··· Collected data ···

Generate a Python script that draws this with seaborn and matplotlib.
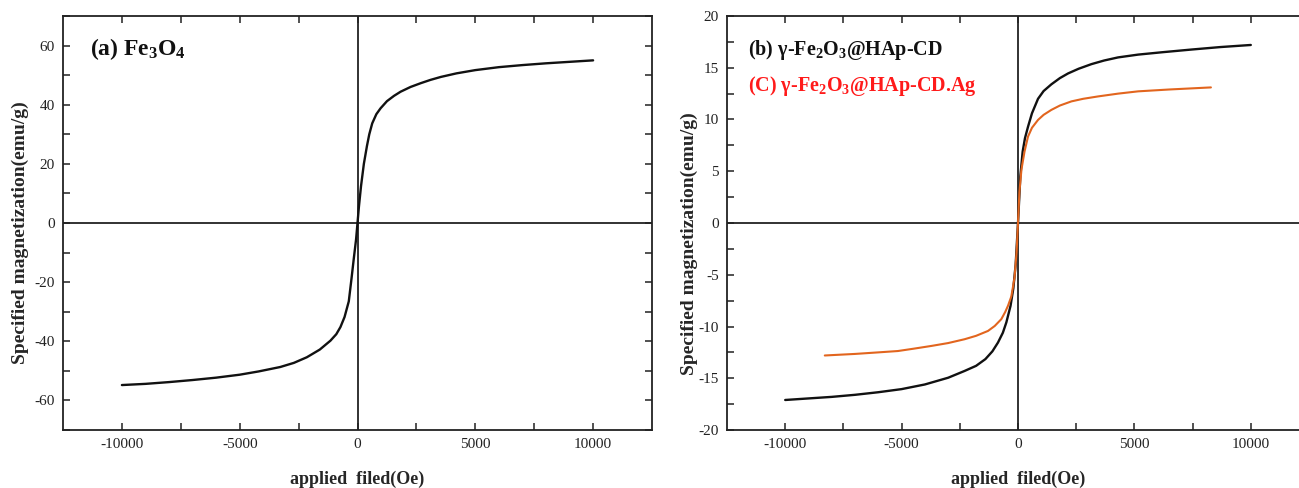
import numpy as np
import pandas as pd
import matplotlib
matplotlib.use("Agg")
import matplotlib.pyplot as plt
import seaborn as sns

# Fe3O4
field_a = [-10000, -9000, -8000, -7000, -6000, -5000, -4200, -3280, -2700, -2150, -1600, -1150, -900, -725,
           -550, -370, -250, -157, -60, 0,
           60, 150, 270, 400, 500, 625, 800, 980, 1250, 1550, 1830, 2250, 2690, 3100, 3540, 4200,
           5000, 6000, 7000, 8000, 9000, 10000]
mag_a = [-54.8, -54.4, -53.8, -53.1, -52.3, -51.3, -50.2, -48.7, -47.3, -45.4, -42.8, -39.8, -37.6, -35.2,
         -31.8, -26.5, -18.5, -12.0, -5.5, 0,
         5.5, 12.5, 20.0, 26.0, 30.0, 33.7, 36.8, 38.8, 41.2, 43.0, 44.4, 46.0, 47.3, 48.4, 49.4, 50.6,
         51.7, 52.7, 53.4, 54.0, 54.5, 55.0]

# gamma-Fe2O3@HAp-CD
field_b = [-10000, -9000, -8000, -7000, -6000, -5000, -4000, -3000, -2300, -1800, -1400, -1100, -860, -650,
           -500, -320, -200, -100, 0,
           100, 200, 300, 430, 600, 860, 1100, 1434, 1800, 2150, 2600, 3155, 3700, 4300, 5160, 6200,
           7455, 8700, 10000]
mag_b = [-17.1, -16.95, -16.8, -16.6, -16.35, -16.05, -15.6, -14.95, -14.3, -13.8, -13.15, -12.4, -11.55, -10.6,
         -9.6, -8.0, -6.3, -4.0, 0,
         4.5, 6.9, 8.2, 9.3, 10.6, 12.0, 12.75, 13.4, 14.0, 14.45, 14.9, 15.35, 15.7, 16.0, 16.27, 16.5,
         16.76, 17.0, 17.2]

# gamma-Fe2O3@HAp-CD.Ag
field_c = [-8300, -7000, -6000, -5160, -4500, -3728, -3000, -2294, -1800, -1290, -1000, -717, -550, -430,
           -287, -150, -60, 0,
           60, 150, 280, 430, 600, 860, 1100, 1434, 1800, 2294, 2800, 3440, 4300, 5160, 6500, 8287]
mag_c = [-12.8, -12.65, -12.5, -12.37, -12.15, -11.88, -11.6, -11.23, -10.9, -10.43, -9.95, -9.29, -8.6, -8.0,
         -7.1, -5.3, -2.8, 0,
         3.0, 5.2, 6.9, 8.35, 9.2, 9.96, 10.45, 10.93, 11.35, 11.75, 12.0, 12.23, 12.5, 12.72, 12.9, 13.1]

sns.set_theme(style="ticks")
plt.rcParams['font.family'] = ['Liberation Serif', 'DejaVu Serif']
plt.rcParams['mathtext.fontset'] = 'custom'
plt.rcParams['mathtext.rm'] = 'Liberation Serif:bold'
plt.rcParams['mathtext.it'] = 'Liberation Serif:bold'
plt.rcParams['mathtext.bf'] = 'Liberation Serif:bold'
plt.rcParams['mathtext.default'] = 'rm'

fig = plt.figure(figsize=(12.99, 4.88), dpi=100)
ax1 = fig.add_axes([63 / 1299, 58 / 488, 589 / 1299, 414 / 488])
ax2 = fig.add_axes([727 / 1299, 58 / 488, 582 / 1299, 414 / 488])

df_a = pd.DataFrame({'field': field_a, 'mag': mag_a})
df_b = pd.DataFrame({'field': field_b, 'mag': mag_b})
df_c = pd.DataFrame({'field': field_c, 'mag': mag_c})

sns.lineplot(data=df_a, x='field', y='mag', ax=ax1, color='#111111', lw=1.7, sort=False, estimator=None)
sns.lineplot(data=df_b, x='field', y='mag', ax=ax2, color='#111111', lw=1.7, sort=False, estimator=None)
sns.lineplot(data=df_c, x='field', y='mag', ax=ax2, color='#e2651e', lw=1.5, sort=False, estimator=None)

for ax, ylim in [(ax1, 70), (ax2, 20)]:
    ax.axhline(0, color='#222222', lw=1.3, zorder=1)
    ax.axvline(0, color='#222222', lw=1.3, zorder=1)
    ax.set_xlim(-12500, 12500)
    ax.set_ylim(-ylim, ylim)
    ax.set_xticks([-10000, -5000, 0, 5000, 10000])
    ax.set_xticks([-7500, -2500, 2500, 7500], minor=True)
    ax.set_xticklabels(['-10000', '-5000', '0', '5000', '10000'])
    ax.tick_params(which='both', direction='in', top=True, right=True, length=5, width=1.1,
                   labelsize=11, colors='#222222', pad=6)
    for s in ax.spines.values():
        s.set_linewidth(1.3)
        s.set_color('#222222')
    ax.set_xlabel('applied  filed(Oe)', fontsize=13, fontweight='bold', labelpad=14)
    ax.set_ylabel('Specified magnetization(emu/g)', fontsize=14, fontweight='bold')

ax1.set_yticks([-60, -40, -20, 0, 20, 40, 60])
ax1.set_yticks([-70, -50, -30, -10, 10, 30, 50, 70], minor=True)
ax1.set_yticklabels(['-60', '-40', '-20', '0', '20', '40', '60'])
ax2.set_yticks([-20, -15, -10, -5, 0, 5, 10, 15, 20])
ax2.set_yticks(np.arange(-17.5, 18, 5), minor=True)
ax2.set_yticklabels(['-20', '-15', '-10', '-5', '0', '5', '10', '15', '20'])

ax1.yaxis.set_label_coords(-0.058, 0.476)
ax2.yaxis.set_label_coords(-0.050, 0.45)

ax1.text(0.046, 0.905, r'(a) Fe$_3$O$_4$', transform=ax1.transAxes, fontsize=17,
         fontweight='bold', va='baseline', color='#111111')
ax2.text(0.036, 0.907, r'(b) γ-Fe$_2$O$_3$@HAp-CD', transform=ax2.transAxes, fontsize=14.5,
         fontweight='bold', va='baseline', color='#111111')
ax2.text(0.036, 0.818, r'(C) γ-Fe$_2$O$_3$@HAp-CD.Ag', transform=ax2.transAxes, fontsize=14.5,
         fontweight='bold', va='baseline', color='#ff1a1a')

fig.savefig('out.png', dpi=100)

···

**What is asked**
Identify and extract each line of the listing that contains "seaborn".

**Response to this exercise**
Generate a Python script that draws this with seaborn and matplotlib.
import seaborn as sns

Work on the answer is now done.